To be honest the show’s main plot isn’t that magnificent but there is a lot to appreciate. Most story bits will reset themselves after being told, making the show less gritty and much more laid back. The way the show is designed I don’t really see it as a bad thing since there’s not much to dwell on once it’s fixed. Basically this means that every episode is self-contained and what may have been the focus point of one episode doesn’t necessarily carry on in the next episode. Some of the situations that are put together are pretty good, others are much less believable, and others are just way out there, but in general the story delivers. GTO is remembered by most of its fans as a very good experience and it certainly was good for its time. I’d honestly say it has legs making it worthwhile to watch by those who missed out.
On the down side, the end of the show happens too quickly and doesn’t really reach any kind of conclusion, thus breaking the overall experience. The anime is supposed to have covered up to volume 14 of the manga, with its own added twists and variations to separate it from the source material. Although GTO is a great show to watch, the end is so lacking that anyone that is truly enamored with the characters and wants a real ending would need to continue reading the manga from volume 15 onwards. Conversely, you might consider starting over from the beginning of the manga and re-digest it all. For some this is fine, but I’m a firm believer in a solid ending for an anime and GTO unfortunately does not have one.

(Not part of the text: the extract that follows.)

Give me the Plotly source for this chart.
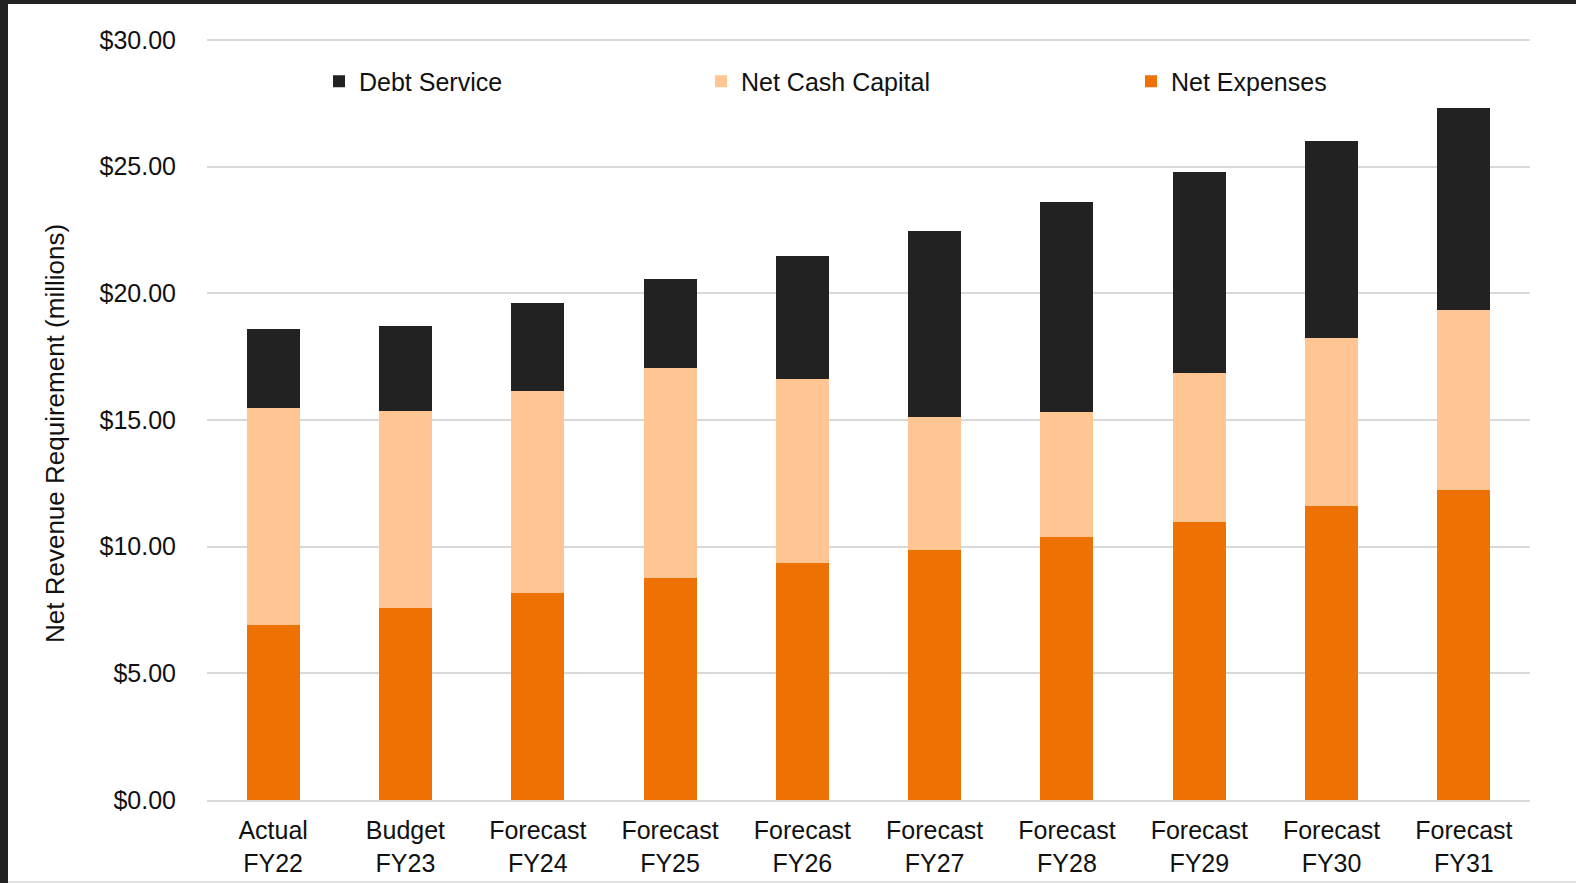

As always with the big successes, even with the rushed ending GTO was popular at the time it came out for many good reasons that I am still able to pick up on and enjoy. There’s very good reasons to be a GTO fan indeed. It’s not going to change your views on teachers or education as a whole, but it’s offbeat enough to carry you through a good deal of crazy school drama coupled with some laughs and smiles all the way through.
Props go to all my previous and future teachers and professors; a few of you did and still do care about more than one’s classroom performance.